TEMPO.CO, Tulungagung - Kelangkaan garam yang terjadi sejak satu bulan terakhir memukul industri es puter di Tulungagung, Jawa Timur. Industri rakyat ini sangat bergantung kepada garam sebagai salah satu bahan pokok utama. Sejumlah pemilik usaha mikro kecil menengah (UMKM) di Kabupaten Tulungagung yang memproduksi es puter mengeluhkan kelangkaan garam dapur ini.
Kalaupun ada, harganya juga melonjak dua kali lipat di tingkat pedagang keliling. “Padahal garam menjadi bahan utama pembuatan es puter,” kata Suprihatin, salah satu pedagang es puter di Desa Plandaan, Kecamatan Kedungwaru, Kabupaten Tulungagung, Selasa, 1 Agustus 2017.

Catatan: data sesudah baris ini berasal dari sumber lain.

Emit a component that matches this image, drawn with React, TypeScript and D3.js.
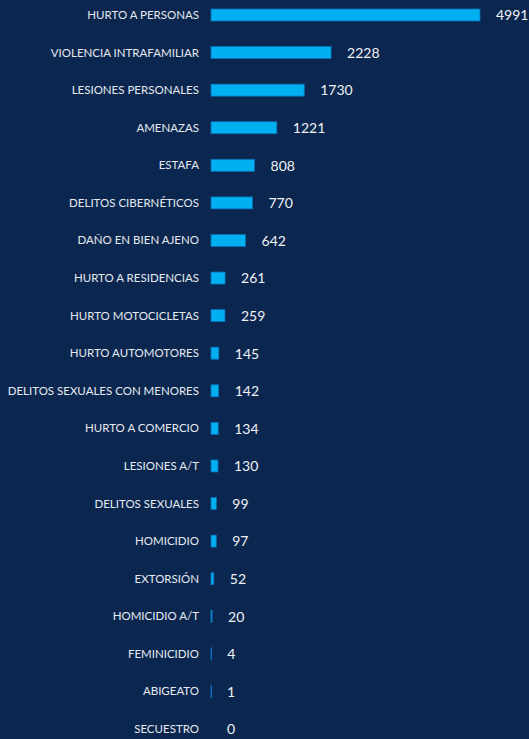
import React from "react";
import * as d3 from "d3";

const categories = [
  "HURTO A PERSONAS",
  "VIOLENCIA INTRAFAMILIAR",
  "LESIONES PERSONALES",
  "AMENAZAS",
  "ESTAFA",
  "DELITOS CIBERNÉTICOS",
  "DAÑO EN BIEN AJENO",
  "HURTO A RESIDENCIAS",
  "HURTO MOTOCICLETAS",
  "HURTO AUTOMOTORES",
  "DELITOS SEXUALES CON MENORES",
  "HURTO A COMERCIO",
  "LESIONES A/T",
  "DELITOS SEXUALES",
  "HOMICIDIO",
  "EXTORSIÓN",
  "HOMICIDIO A/T",
  "FEMINICIDIO",
  "ABIGEATO",
  "SECUESTRO",
];
const values = [4991, 2228, 1730, 1221, 808, 770, 642, 261, 259, 145, 142, 134, 130, 99, 97, 52, 20, 4, 1, 0];

const W = 529;
const H = 739;

export default function App() {
  const x = d3.scaleLinear().domain([0, 4991]).range([211, 480]);
  const y = d3.scaleBand().domain(categories).range([-3.8, 747.8]).paddingInner(0.68).paddingOuter(0.34);
  const bh = 12;
  return (
    <svg width={W} height={H} style={{ position: "absolute", left: 0, top: 0, display: "block" }}>
      <rect x={0} y={0} width={W} height={H} fill="#0b2750" />
      {categories.map((c, i) => {
        const cy = (y(c) as number) + y.bandwidth() / 2;
        const w = x(values[i]) - x(0);
        return (
          <g key={c}>
            <text x={199} y={cy} dy="0.35em" textAnchor="end" fill="#e6e9ef" fontFamily="Lato, 'Open Sans', sans-serif" fontSize={11.5}>
              {c}
            </text>
            {values[i] > 0 && (
              <rect x={x(0)} y={cy - bh / 2} width={Math.max(w, 0.6)} height={bh} fill="#00b0f0" stroke="#0a6fb5" strokeWidth={0.8} />
            )}
            <text x={x(values[i]) + 16} y={cy} dy="0.38em" fill="#f0f2f5" fontFamily="Lato, 'Open Sans', sans-serif" fontSize={14}>
              {values[i]}
            </text>
          </g>
        );
      })}
    </svg>
  );
}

Perempuan yang telah menekuni pembuatan es puter selama 20 tahun ini mengatakan garam Kristal atau yang biasa disebut sebagai garam grasak menjadi bahan utama pembuatan es puter. Garam ini berfungsi menurunkan temperatur hingga mengubah cairan bahan es menjadi beku. Tanpa bantuan garam, balok-balok es yang dipergunakan tidak akan mampu membekukan bahan cair.
Baca: Harga Garam Melonjak, Perajin Ikan Asin di Tegal Tutup Sementara
Pembuatan es puter ini cukup mudah. Suprihatin terlebih dulu menyiapkan bahan-bahan dasar berupa susu, santan, dan beberapa bahan lain ke dalam tabung. Tabung itu selanjutnya diletakkan di antara balok es yang telah dicampur garam untuk kemudian diputar. Proses pemutaran ini bisa berlangsung hingga tiga jam tanpa berhenti sama sekali hingga berubah menjadi es padat atau cream.
Untuk memproduksi satu tabung es puter, dibutuhkan sedikitnya 10 kilogram garam grasak. Banyaknya kebutuhan garam inilah yang membuat Suprihatin dan beberapa warga yang berprofesi membuat es puter di Tulungagung kebingungan. Harga garam yang tersedia saat ini sudah mencapai Rp 6.000 per kilogram dari semula Rp 3.000. Padahal setiap hari Suprihatin bisa membuat tiga tong es puter dengan kebutuhan 30 kilogram garam.
Kelangkaan diikuti kenaikan harga garam ini memaksa Suprihatin menaikkan harga jual esnya. Jika sebelumnya satu tong es puter dengan kapasitas 125 gelas (cup) dibanderol Rp 350 ribu kini naik menjadi Rp 400 ribu. “Itupun sudah mengurangi laba,” katanya.
Baca: Nelayan Lamongan Tolak Impor Garam
Kondisi serupa dialami warga di Kota Kediri. Sejumlah pedagang di Pasar Wilis yang menyediakan garam mengaku menaikkan harga hingga empat kali lipat. Jika sebelumnya harga garam beryodium kemasan 250 gram seharga Rp 1.000, sejak dua minggu lalu naik menjadi Rp 4.000 per bungkus. “Saya harus pesan garam ini dari Surabaya, di sini tidak ada lagi,” kata Lilik, pedagang sembako di Pasar Wilis.
Beberapa ibu rumah tangga pun mengaku harus memesan garam kepada saudaranya yang tinggal di pedesaan. Menurut mereka garam di desa masih cukup ada meski tak berbentuk butiran kristal. Garam-garam itu berupa balok yang harus dihancurkan terlebih dulu sebelum dimasak.